Recently there have been a number of discussions — on Facebook and elsewhere — about couples fighting in public. Most of us don’t get into the kind of marital slugging matches routinely featured on Bravo’s “Real Housewives” where spouses are likely to rip off their wigs and use them as blunt instruments to beat spouses around the head and shoulders. However, most of us have at least been within earshot of a heated relationship spat.
One of the worst things about being around a couple fighting in public is that it triggers feelings and memories from your childhood when you were around conflict. I remember squirming with anxiety as a kid when my grandparents would “get into it.” They had a notorious conflictual relationship around each other (although they were always wonderful to me).
Their spats were the stuff of legend in my family. My uncle once joked at my grandparents’ 60th anniversary at what a remarkable achievement it was, “especially since you’ve spent 59 of those years not speaking to each other.” Whatever anxieties I felt at being around their conflicts, it was an excellent training ground for my later work as a therapist. In fact, I recall the anniversary party well, because I, then in my 20s and a budding psychotherapist, was called on to broker a truce between my grandparents so they could have their picture taken together.
The photographer wanted them seated next to each other on a sofa, but my grandmother refused to sit on the same piece of furniture as my grandfather. After an hour of spirited dialogue, my grandmother was persuaded to perch on the arm of the sofa while my grandfather sat in the center of it. Thus, their picture was struck for all posterity, with their chins thrust forward in eternal, stubborn defiance.
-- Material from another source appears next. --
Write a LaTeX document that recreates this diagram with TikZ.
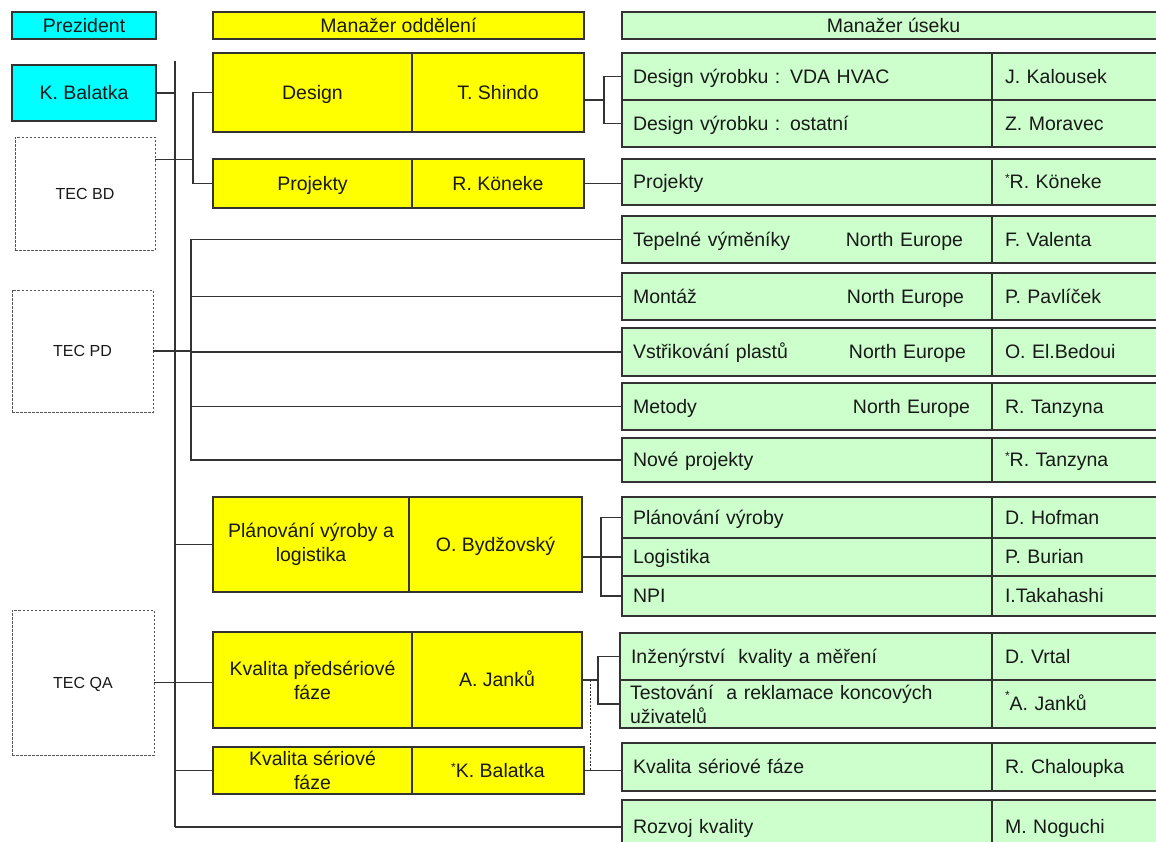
\documentclass[tikz,border=0pt]{standalone}
\usepackage{fontspec}
\setmainfont{Liberation Sans}
\usetikzlibrary{calc}
\definecolor{cy}{HTML}{00FFFF}
\definecolor{ye}{HTML}{FFFF00}
\definecolor{gn}{HTML}{CCFFCC}
\definecolor{ln}{HTML}{333333}
\definecolor{dl}{HTML}{555555}
\newcommand\myast{\raisebox{6pt}{\fontsize{12}{12}\selectfont *}}
\newcommand\myasthi{\raisebox{11pt}{\fontsize{12}{12}\selectfont *}}
\begin{document}
\begin{tikzpicture}[x=1pt,y=-1pt,
  every node/.style={font=\fontsize{19.5}{24}\selectfont, inner sep=0pt, outer sep=0pt, text=black!90, text height=13.8pt, text depth=0pt},
  two/.style={text height={}, text depth={}},
  box/.style={draw=ln, line width=1.3pt, anchor=north west},
  yb/.style={box, fill=ye, align=center},
  cb/.style={box, fill=cy, align=center},
  tec/.style={draw=dl, dash pattern=on 2.5pt off 1.5pt, line width=0.9pt, anchor=north west, font=\fontsize{16}{20}\selectfont, text height=11.4pt},
  gl/.style={box, fill=gn, minimum width=370pt, text width=348pt, inner xsep=11pt, align=left},
  gr/.style={box, fill=gn, minimum width=173pt, text width=147pt, inner xsep=13pt, align=left},
  conn/.style={draw=ln, line width=1.3pt},
  dconn/.style={draw=ln, line width=0.9pt, dash pattern=on 2pt off 1.5pt}]
\useasboundingbox[fill=white] (0,0) rectangle (1156,841);

% headers
\node[cb, minimum width=144pt, minimum height=27pt] (hp) at (12,12) {Prezident};
\node[yb, minimum width=371pt, minimum height=27pt] (hm) at (213,12) {Manažer oddělení};
\node[box, fill=gn, minimum width=543pt, minimum height=27pt] (hu) at (622,12) {Manažer úseku};

% left column
\node[cb, minimum width=144pt, minimum height=56pt] (kb) at (12,65) {K. Balatka};
\node[tec, minimum width=140pt, minimum height=113pt] (bd) at (15,137) {TEC BD};
\node[tec, minimum width=141pt, minimum height=122pt] (pd) at (12,290) {TEC PD};
\node[tec, minimum width=142pt, minimum height=145pt] (qa) at (12,610) {TEC QA};

% department managers
\node[yb, minimum width=199pt, minimum height=79pt] (dA) at (213,53) {Design};
\node[yb, minimum width=172pt, minimum height=79pt] (dB) at (412,53) {T. Shindo};
\node[yb, minimum width=199pt, minimum height=49pt] (pA) at (213,159) {Projekty};
\node[yb, minimum width=172pt, minimum height=49pt] (pB) at (412,159) {R. Köneke};
\node[yb, two, minimum width=196pt, minimum height=95pt] (plA) at (213,497) {Plánování výroby a\\logistika};
\node[yb, minimum width=173pt, minimum height=95pt] (plB) at (409,497) {O. Bydžovský};
\node[yb, two, minimum width=199pt, minimum height=96pt] (kpA) at (213,632) {Kvalita předsériové\\fáze};
\node[yb, minimum width=170pt, minimum height=96pt] (kpB) at (412,632) {A. Janků};
\node[yb, two, minimum width=199pt, minimum height=47pt] (ksA) at (213,747) {Kvalita sériové\\fáze};
\node[yb, minimum width=172pt, minimum height=47pt] (ksB) at (412,747) {\myast K. Balatka};

% section managers
\node[gl, minimum height=47pt] (dv1) at (622,53) {Design výrobku : VDA HVAC};
\node[gr, minimum height=47pt] (dv1n) at (992,53) {J. Kalousek};
\node[gl, minimum height=47pt] (dv2) at (622,100) {Design výrobku : ostatní};
\node[gr, minimum height=47pt] (dv2n) at (992,100) {Z. Moravec};
\node[gl, minimum height=46pt] (gp) at (622,159) {Projekty};
\node[gr, minimum height=46pt] (gpn) at (992,159) {\myast R. Köneke};

\node[gl, minimum height=47pt] (te) at (622,216) {\makebox[348pt][l]{Tepelné výměníky\hfill North Europe\hspace{18pt}}};
\node[gr, minimum height=47pt] (ten) at (992,216) {F. Valenta};
\node[gl, minimum height=47pt] (mo) at (622,273) {\makebox[348pt][l]{Montáž\hfill North Europe\hspace{17pt}}};
\node[gr, minimum height=47pt] (mon) at (992,273) {P. Pavlíček};
\node[gl, minimum height=48pt] (vs) at (622,328) {\makebox[348pt][l]{Vstřikování plastů\hfill North Europe\hspace{15pt}}};
\node[gr, minimum height=48pt] (vsn) at (992,328) {O. El.Bedoui};
\node[gl, minimum height=47pt] (me) at (622,383) {\makebox[348pt][l]{Metody\hfill North Europe\hspace{11pt}}};
\node[gr, minimum height=47pt] (men) at (992,383) {R. Tanzyna};
\node[gl, minimum height=44pt] (no) at (622,438) {Nové projekty};
\node[gr, minimum height=44pt] (non) at (992,438) {\myast R. Tanzyna};

\node[gl, minimum height=41pt] (pv) at (622,497) {Plánování výroby};
\node[gr, minimum height=41pt] (pvn) at (992,497) {D. Hofman};
\node[gl, minimum height=38pt] (lo) at (622,538) {Logistika};
\node[gr, minimum height=38pt] (lon) at (992,538) {P. Burian};
\node[gl, minimum height=40pt] (np) at (622,576) {NPI};
\node[gr, minimum height=40pt] (npn) at (992,576) {I.Takahashi};

\node[gl, minimum width=372pt, text width=350pt, minimum height=47pt] (in) at (620,633) {Inženýrství \ kvality a měření};
\node[gr, minimum height=47pt] (inn) at (992,633) {D. Vrtal};
\node[gl, two, minimum width=372pt, text width=352pt, minimum height=48pt, inner xsep=10pt] (ts) at (620,680) {Testování \ a reklamace koncových\\uživatelů};
\node[gr, minimum height=48pt] (tsn) at (992,680) {\myasthi A. Janků};
\node[gl, minimum height=48pt] (kq) at (622,743) {Kvalita sériové fáze};
\node[gr, minimum height=48pt] (kqn) at (992,743) {R. Chaloupka};
\node[gl, minimum height=54pt] (rk) at (622,800) {Rozvoj kvality};
\node[gr, minimum height=54pt] (rkn) at (992,800) {M. Noguchi};

% main bus
\coordinate (vtop) at (175,61);
\coordinate (vbot) at (175,827);
\draw[conn] (vtop) -- (vbot);
\draw[conn] (kb.east) -- (kb.east -| vtop);
\draw[conn] ($(bd.north east)!0.2!(bd.south east)$) -- ++(38,0);
\draw[conn] (dA.west) -- ++(-20,0) |- (pA.west);
\draw[conn] (pd.east) -- ++(38,0);
\draw[conn] (te.west) -- ++(-431,0) |- (no.west);
\foreach \n in {mo,vs,me} \draw[conn] (\n.west) -- ++(-431,0);
\draw[conn] (plA.west -| vtop) -- (plA.west);
\draw[conn] (qa.east) -- (qa.east -| kpA.west);
\draw[conn] (ksA.west -| vtop) -- (ksA.west);
\draw[conn] (vbot) -- (vbot -| rk.west);

% right-side connectors
\draw[conn] (dB.east |- dv1.south west) -- ++(20,0);
\draw[conn] (dv1.west) -- ++(-18,0) |- (dv2.west);
\draw[conn] (pB.east) -- (pB.east -| gp.west);
\draw[conn] (plB.east |- lo.west) -- (lo.west);
\draw[conn] (pv.west) -- ++(-21,0) |- (np.west);
\draw[conn] (kpB.east) -- ++(16,0);
\draw[conn] (in.west) -- ++(-22,0) |- (ts.west);
\path (kpB.east) ++(8,0) coordinate (dj);
\draw[dconn] (dj) -- (dj |- ksB.east);
\draw[conn] (ksB.east) -- (ksB.east -| kq.west);
\end{tikzpicture}
\end{document}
Here’s some wisdom I’ve learned, both in my own relationship of 30 years with my wife, Kathlyn, but also in helping several thousand couples sort out the conflicts in their relationship, including my grandparents. All arguments between couples are a race for the “victim” position.
Here are the three steps that couples take to creating more conflict:
1. One or both claim the “victim” position.
2. Escalation (Provide more reasons that you’re the “victim.”)
3. Get agreement (Recruit one or more friends who agree you’re the “victim.”)
Here’s how it plays out:
Partner A makes a claim for the “victim” position with a comment like, “I wish I had your life! You sit around all day working on your computer while I have to fight traffic all the way to the office!” Partner B does not usually agree with this version of reality, so Partner B says, “At least you’ve got somebody to talk to. When you get home at night, you’ve been around people all day, so you don’t want to exchange a word with me!” Now Partner A and Partner B have staked their claim to the “victim” position, and the argument has escalated.
The latter step — getting agreement — is an essential part of every argument. To win an argument, you have to prove that other people agree with you, so you recruit others for that purpose. (“It’s not just me that thinks you’re a slob. Janie and Sammie and Phil all told me what a slob you are even before I knew you.”) Some people I’ve worked with discover, to their dismay and amazement, that their whole friendship network consists of people who agree that each other are “victims.”
The healthier your relationship, the more likely you are to have an entirely different kind of relationship network. In healthy relationships, partners don’t try to play the “victim” card. When things come up, both people take responsibility for them and resolve them from a position of 100 percent responsibility. What we need around us are friends who will nudge us to claim responsibility rather than play the “victim” card.
Maybe that’s the ultimate value of being around a conflict in public — it can inspire us to look at where we’re claiming the “victim” position.